**Objective**: Locate the string "with" in the listing below. Copy every line where it is found.

**Available records**:
========

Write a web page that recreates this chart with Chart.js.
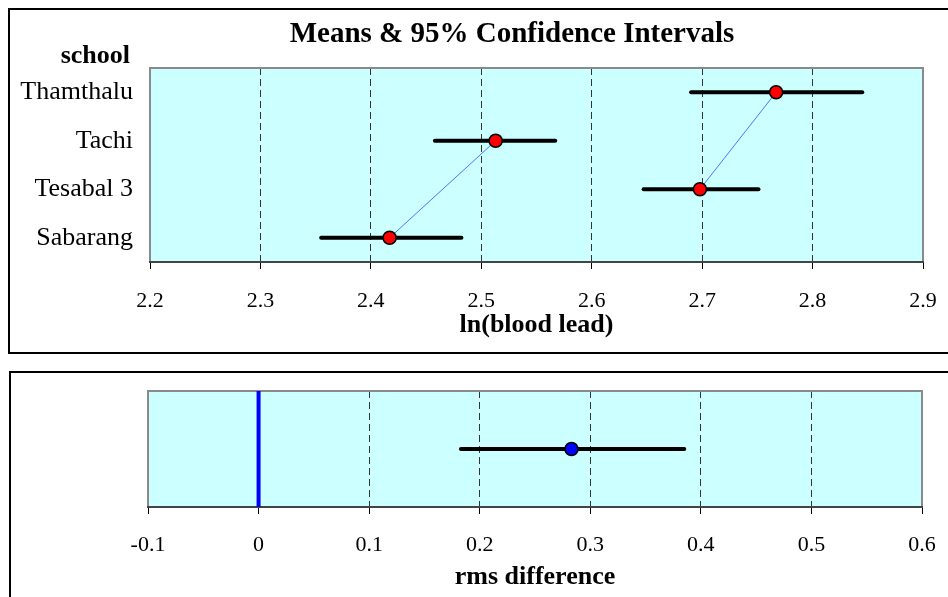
<!DOCTYPE html>
<html>
<head>
<meta charset="utf-8">
<script src="https://cdn.jsdelivr.net/npm/chart.js@4"></script>
<style>
  html, body { margin: 0; padding: 0; background: #fff; overflow: hidden; }
  body { width: 948px; height: 597px; position: relative; }
  .panel { position: absolute; box-sizing: border-box; border: 2px solid #000; }
  canvas { position: absolute; left: 0; }
</style>
</head>
<body>
<div class="panel" style="left:8px; top:8px; width:946px; height:346px;"></div>
<div class="panel" style="left:9px; top:371px; width:946px; height:240px;"></div>
<canvas id="means-chart" width="948" height="360" style="top:0;"></canvas>
<canvas id="rms-chart" width="948" height="237" style="top:360px;"></canvas>
<script>
// values
const schools = ['Thamthalu', 'Tachi', 'Tesabal 3', 'Sabarang'];
const means = [2.767, 2.513, 2.698, 2.417];
const lower = [2.690, 2.458, 2.647, 2.355];
const upper = [2.845, 2.567, 2.751, 2.482];
// the thin blue lines join these schools
const linkedPairs = [[0, 2], [1, 3]];
const topTicks = [2.2, 2.3, 2.4, 2.5, 2.6, 2.7, 2.8, 2.9];

const rmsMean = [0.283];
const rmsLower = [0.183];
const rmsUpper = [0.385];
const rmsZero = [0];
const bottomTicks = [-0.1, 0, 0.1, 0.2, 0.3, 0.4, 0.5, 0.6];

Chart.defaults.font.family = "'Liberation Serif', 'Times New Roman', serif";
Chart.defaults.color = '#000';

const serif = "'Liberation Serif', 'Times New Roman', serif";

// cyan plot background + grey frame
const plotFrame = {
    id: 'plotFrame',
    beforeDraw(chart) {
        const a = chart.chartArea;
        const ctx = chart.ctx;
        ctx.save();
        ctx.fillStyle = '#ccffff';
        ctx.fillRect(a.left, a.top, a.right - a.left, a.bottom - a.top);
        ctx.restore();
    },
    beforeDatasetsDraw(chart) {
        const a = chart.chartArea;
        const ctx = chart.ctx;
        ctx.save();
        ctx.strokeStyle = '#8a8a8a';
        ctx.lineWidth = 2;
        ctx.strokeRect(a.left, a.top, a.right - a.left, a.bottom - a.top);
        ctx.strokeStyle = '#444';
        ctx.beginPath();
        ctx.moveTo(a.left - 1, a.bottom);
        ctx.lineTo(a.right + 1, a.bottom);
        ctx.stroke();
        ctx.restore();
    }
};

// chart heading and the "school" label above the category axis
const headings = {
    id: 'headings',
    afterDraw(chart, args, opts) {
        const ctx = chart.ctx;
        ctx.save();
        ctx.fillStyle = '#000';
        ctx.font = 'bold 29px ' + serif;
        ctx.textAlign = 'center';
        ctx.textBaseline = 'middle';
        ctx.fillText(opts.title, opts.titleX, opts.titleY);
        ctx.font = 'bold 26px ' + serif;
        ctx.textAlign = 'right';
        ctx.textBaseline = 'alphabetic';
        ctx.fillText(opts.axisLabel, opts.axisX, opts.axisY);
        ctx.restore();
    }
};

function xAxis(ticks, title, labelPad, height) {
    const last = ticks.length - 1;
    return {
        type: 'linear',
        position: 'bottom',
        min: ticks[0],
        max: ticks[last],
        afterBuildTicks: s => { s.ticks = ticks.map(v => ({ value: v })); },
        afterFit: s => {
            s.height = height;
            // let the layout padding alone decide the plot's width
            s.paddingLeft = 0;
            s.paddingRight = 0;
        },
        ticks: {
            padding: labelPad,
            font: { size: 22 },
            color: '#000',
            callback: v => Math.abs(v) < 1e-9 ? '0' : v.toFixed(1)
        },
        grid: {
            color: c => (c.index === 0 || c.index === last) ? 'rgba(0,0,0,0)' : '#333',
            lineWidth: 1,
            tickLength: 7,
            tickColor: '#000',
            tickWidth: 1
        },
        border: { display: false, dash: [7, 4] },
        title: {
            display: true,
            text: title,
            font: { size: 26, weight: 'bold' },
            color: '#000',
            padding: 0
        }
    };
}

function errorBar(lo, hi, y) {
    return {
        data: [{ x: lo, y: y }, { x: hi, y: y }],
        borderColor: '#000',
        borderWidth: 4,
        borderCapStyle: 'round',
        pointRadius: 0,
        order: 2
    };
}

function run() {
    const meanSets = linkedPairs.map(pair => ({
        data: pair.map(i => ({ x: means[i], y: schools[i] })),
        borderColor: '#4a78ff',
        borderWidth: 1,
        pointRadius: 6.5,
        pointBackgroundColor: '#ff0000',
        pointBorderColor: '#000',
        pointBorderWidth: 1.5,
        order: 0
    }));
    const barSets = schools.map((s, i) => errorBar(lower[i], upper[i], s));

    new Chart(document.getElementById('means-chart'), {
        type: 'line',
        data: { datasets: meanSets.concat(barSets) },
        options: {
            responsive: false,
            animation: false,
            events: [],
            layout: { padding: { left: 0, right: 25, top: 68, bottom: 19 } },
            plugins: {
                legend: { display: false },
                tooltip: { enabled: false },
                headings: {
                    title: 'Means & 95% Confidence Intervals',
                    titleX: 512, titleY: 35,
                    axisLabel: 'school', axisX: 130, axisY: 63
                }
            },
            scales: {
                x: xAxis(topTicks, 'ln(blood lead)', 19, 79),
                y: {
                    type: 'category',
                    labels: schools,
                    offset: true,
                    afterFit: s => { s.width = 150; },
                    ticks: { padding: 17, font: { size: 26 }, color: '#000' },
                    grid: { display: false, drawTicks: false },
                    border: { display: false }
                }
            }
        },
        plugins: [plotFrame, headings]
    });

    new Chart(document.getElementById('rms-chart'), {
        type: 'line',
        data: {
            datasets: [
                {
                    data: rmsMean.map(v => ({ x: v, y: 0 })),
                    showLine: false,
                    pointRadius: 6.5,
                    pointBackgroundColor: '#0000ff',
                    pointBorderColor: '#000',
                    pointBorderWidth: 1.5,
                    order: 0
                },
                errorBar(rmsLower[0], rmsUpper[0], 0),
                {
                    data: [{ x: rmsZero[0], y: -1 }, { x: rmsZero[0], y: 1 }],
                    borderColor: '#0000ff',
                    borderWidth: 4,
                    pointRadius: 0,
                    order: 3
                }
            ]
        },
        options: {
            responsive: false,
            animation: false,
            events: [],
            layout: { padding: { left: 148, right: 26, top: 31, bottom: 4 } },
            plugins: {
                legend: { display: false },
                tooltip: { enabled: false }
            },
            scales: {
                x: xAxis(bottomTicks, 'rms difference', 18, 86),
                y: { type: 'linear', min: -1, max: 1, display: false }
            }
        },
        plugins: [plotFrame]
    });
}

document.addEventListener('DOMContentLoaded', run);
</script>
</body>
</html>
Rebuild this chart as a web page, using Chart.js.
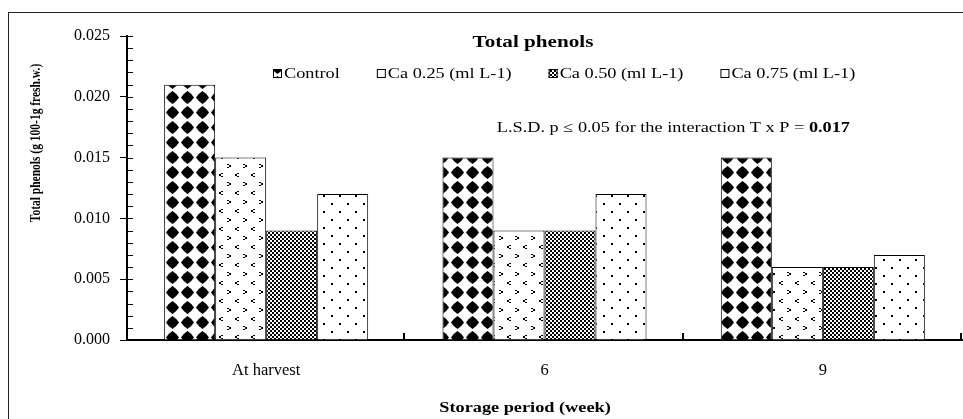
<!DOCTYPE html>
<html>
<head>
<meta charset="utf-8">
<script src="https://cdn.jsdelivr.net/npm/chart.js@4.4.1/dist/chart.umd.min.js"></script>
<style>
  body { margin: 0; background: #fff; }
  canvas { display: block; }
</style>
</head>
<body>
<canvas id="phenolChart" width="963" height="419"></canvas>
<script>
const periods = ['At harvest', '6', '9'];
const seriesNames = ['Control', 'Ca 0.25 (ml L-1)', 'Ca 0.50 (ml L-1)', 'Ca 0.75 (ml L-1)'];
const control = [0.021, 0.015, 0.015];
const ca025 = [0.015, 0.009, 0.006];
const ca050 = [0.009, 0.009, 0.006];
const ca075 = [0.012, 0.012, 0.007];

const serif = "'Liberation Serif', 'Times New Roman', serif";
// the original picture is a bit wider than tall text would be
const stretch = 1.26;

function makePattern(w, h, draw) {
    const c = document.createElement('canvas');
    c.width = w;
    c.height = h;
    const g = c.getContext('2d');
    g.fillStyle = '#fff';
    g.fillRect(0, 0, w, h);
    g.fillStyle = '#000';
    draw(g);
    return g.createPattern(c, 'repeat');
}

// fat diamonds with bulging sides, white lattice between
const diamonds = makePattern(15, 15, g => {
    g.beginPath();
    g.moveTo(7.5, 1);
    g.quadraticCurveTo(11.5, 3.5, 14, 7.5);
    g.quadraticCurveTo(11.5, 11.5, 7.5, 14);
    g.quadraticCurveTo(3.5, 11.5, 1, 7.5);
    g.quadraticCurveTo(3.5, 3.5, 7.5, 1);
    g.closePath();
    g.fill();
});
const chevrons = makePattern(16, 18, g => {
    // ">" mark
    g.fillRect(3, 2, 2, 1);
    g.fillRect(5, 3, 2, 2);
    g.fillRect(3, 5, 2, 1);
    // "<" mark
    g.fillRect(13, 11, 2, 1);
    g.fillRect(11, 12, 2, 2);
    g.fillRect(13, 14, 2, 1);
});
const checker = makePattern(4, 4, g => {
    g.fillRect(0, 0, 2, 2);
    g.fillRect(2, 2, 2, 2);
    g.fillRect(1, 1, 1, 1);
});
const dots = makePattern(16, 16, g => {
    g.fillRect(3, 3, 2, 2);
    g.fillRect(11, 11, 2, 2);
});

function stretchedText(ctx, text, x, y, align) {
    const w = ctx.measureText(text).width * stretch;
    let left = x;
    if (align === 'center') left = x - w / 2;
    if (align === 'right') left = x - w;
    ctx.save();
    ctx.translate(left, y);
    ctx.scale(stretch, 1);
    ctx.textAlign = 'left';
    ctx.fillText(text, 0, 0);
    ctx.restore();
    return w;
}

const decorations = {
    id: 'decorations',
    beforeDraw(chart) {
        const ctx = chart.ctx;
        ctx.save();
        ctx.fillStyle = '#fff';
        ctx.fillRect(0, 0, chart.width, chart.height);
        ctx.strokeStyle = '#222';
        ctx.lineWidth = 1;
        ctx.strokeRect(8.5, 12.5, chart.width, chart.height);
        ctx.restore();
    },
    afterDraw(chart) {
        const ctx = chart.ctx;
        const area = chart.chartArea;
        const xs = chart.scales.x;
        const ys = chart.scales.y;
        ctx.save();
        ctx.strokeStyle = '#000';
        ctx.fillStyle = '#000';
        ctx.lineWidth = 1;

        // minor ticks inside the y axis
        for (let v = 0; v <= 25; v++) {
            const y = Math.round(ys.getPixelForValue(v / 1000)) + 0.5;
            ctx.beginPath();
            ctx.moveTo(area.left, y);
            ctx.lineTo(area.left + 6, y);
            ctx.stroke();
        }
        // category ticks pointing up
        const half = (xs.getPixelForValue(1) - xs.getPixelForValue(0)) / 2;
        ctx.lineWidth = 2;
        for (let i = 0; i < periods.length; i++) {
            const x = Math.round(xs.getPixelForValue(i) + half) - 1;
            ctx.beginPath();
            ctx.moveTo(x, area.bottom);
            ctx.lineTo(x, area.bottom - 7);
            ctx.stroke();
        }

        ctx.textBaseline = 'middle';

        // title
        ctx.font = 'bold 16.8px ' + serif;
        stretchedText(ctx, 'Total phenols', 533, 43, 'center');

        // legend
        ctx.font = '14.5px ' + serif;
        let lx = 273;
        chart.data.datasets.forEach(ds => {
            ctx.fillStyle = ds.backgroundColor;
            ctx.fillRect(lx, 69, 9, 9);
            ctx.lineWidth = 1;
            ctx.strokeRect(lx + 0.5, 69.5, 8, 8);
            ctx.fillStyle = '#000';
            const w = stretchedText(ctx, ds.label, lx + 11, 74, 'left');
            lx += 11 + w + 37;
        });

        // LSD note
        const note = 'L.S.D. p \u2264 0.05 for the interaction T x P = ';
        const lsd = '0.017';
        ctx.font = 'bold 14.5px ' + serif;
        const wb = ctx.measureText(lsd).width * stretch;
        ctx.font = '14.5px ' + serif;
        const wn = ctx.measureText(note).width * stretch;
        const nx = 850 - wb - wn;
        stretchedText(ctx, note, nx, 128, 'left');
        ctx.font = 'bold 14.5px ' + serif;
        stretchedText(ctx, lsd, nx + wn, 128, 'left');

        // axis titles
        ctx.font = 'bold 14.5px ' + serif;
        stretchedText(ctx, 'Storage period (week)', 525, 408, 'center');

        ctx.font = 'bold 11.5px ' + serif;
        ctx.translate(36, 143);
        ctx.rotate(-Math.PI / 2);
        ctx.scale(1, stretch);
        ctx.textAlign = 'center';
        ctx.fillText('Total phenols (g 100-1g fresh.w.)', 0, 0);
        ctx.restore();
    }
};

const fills = [diamonds, chevrons, checker, dots];
const values = [control, ca025, ca050, ca075];

const ctx = document.getElementById('phenolChart').getContext('2d');
const phenolChart = new Chart(ctx, {
    type: 'bar',
    data: {
        labels: periods,
        datasets: seriesNames.map((name, i) => ({
            label: name,
            data: values[i],
            backgroundColor: fills[i],
            borderColor: '#000',
            borderWidth: 1,
            categoryPercentage: 0.733,
            barPercentage: 1.0
        }))
    },
    options: {
        responsive: false,
        animation: false,
        devicePixelRatio: 1,
        layout: {
            padding: { left: 0, top: 36, right: 1, bottom: 0 }
        },
        plugins: {
            legend: { display: false },
            title: { display: false },
            tooltip: { enabled: false }
        },
        scales: {
            x: {
                offset: true,
                grid: { display: true, drawOnChartArea: false, drawTicks: false, offset: true },
                border: { display: true, color: '#000', width: 2 },
                ticks: {
                    color: '#000',
                    padding: 21,
                    font: { family: serif, size: 16.5 }
                },
                afterFit(scale) { scale.height = 79; }
            },
            y: {
                min: 0,
                max: 0.025,
                grid: { display: true, drawOnChartArea: false, drawTicks: true, tickLength: 7, color: '#000' },
                border: { display: true, color: '#000', width: 2 },
                ticks: {
                    stepSize: 0.005,
                    color: '#000',
                    padding: 10,
                    font: { family: serif, size: 16 },
                    callback: v => v.toFixed(3)
                },
                afterFit(scale) { scale.width = 127; }
            }
        }
    },
    plugins: [decorations]
});
</script>
</body>
</html>
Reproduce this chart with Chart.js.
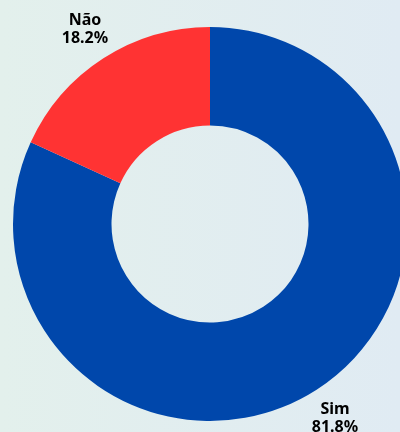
<!DOCTYPE html>
<html>
<head>
<meta charset="utf-8">
<script src="https://cdn.jsdelivr.net/npm/chart.js@4/dist/chart.umd.min.js"></script>
<style>
  html, body {
    margin: 0;
    width: 400px;
    height: 432px;
    overflow: hidden;
    background: linear-gradient(to right, #e3f0ec, #e0ebf3);
  }
  canvas { display: block; }
</style>
</head>
<body>
<canvas id="chart" width="420" height="432"></canvas>
<script>
const LABELS = ['Sim', 'Não'];
const VALUES = [81.8, 18.2];
const COLORS = ['#0047ab', '#ff3333'];

// Draw "label / percent" just outside each slice, on its middle angle
const outerLabels = {
  id: 'outerLabels',
  afterDatasetsDraw(chart) {
    const ctx = chart.ctx;
    const meta = chart.getDatasetMeta(0);
    ctx.save();
    ctx.font = 'bold 16px "Noto Sans", "Open Sans", sans-serif';
    ctx.fillStyle = '#000000';
    ctx.textAlign = 'center';
    ctx.textBaseline = 'middle';
    meta.data.forEach((arc, i) => {
      const mid = (arc.startAngle + arc.endAngle) / 2;
      const r = arc.outerRadius + 34;
      const x = arc.x + Math.cos(mid) * r;
      const y = arc.y + Math.sin(mid) * r;
      ctx.fillText(LABELS[i], x, y - 9);
      ctx.fillText(VALUES[i].toFixed(1) + '%', x, y + 9);
    });
    ctx.restore();
  },
};

new Chart(document.getElementById('chart'), {
  type: 'doughnut',
  data: {
    labels: LABELS,
    datasets: [{
      data: VALUES,
      backgroundColor: COLORS,
      borderWidth: 0,
    }],
  },
  options: {
    responsive: false,
    animation: false,
    cutout: '50%',
    layout: {
      padding: { left: 13, right: 13, top: 27, bottom: 11 },
    },
    plugins: {
      legend: { display: false },
      tooltip: { enabled: false },
    },
  },
  plugins: [outerLabels],
});
</script>
</body>
</html>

========

**Reply**:
Write a web page that recreates this chart with Chart.js.
// fat diamonds with bulging sides, white lattice between
Reproduce this chart with Chart.js.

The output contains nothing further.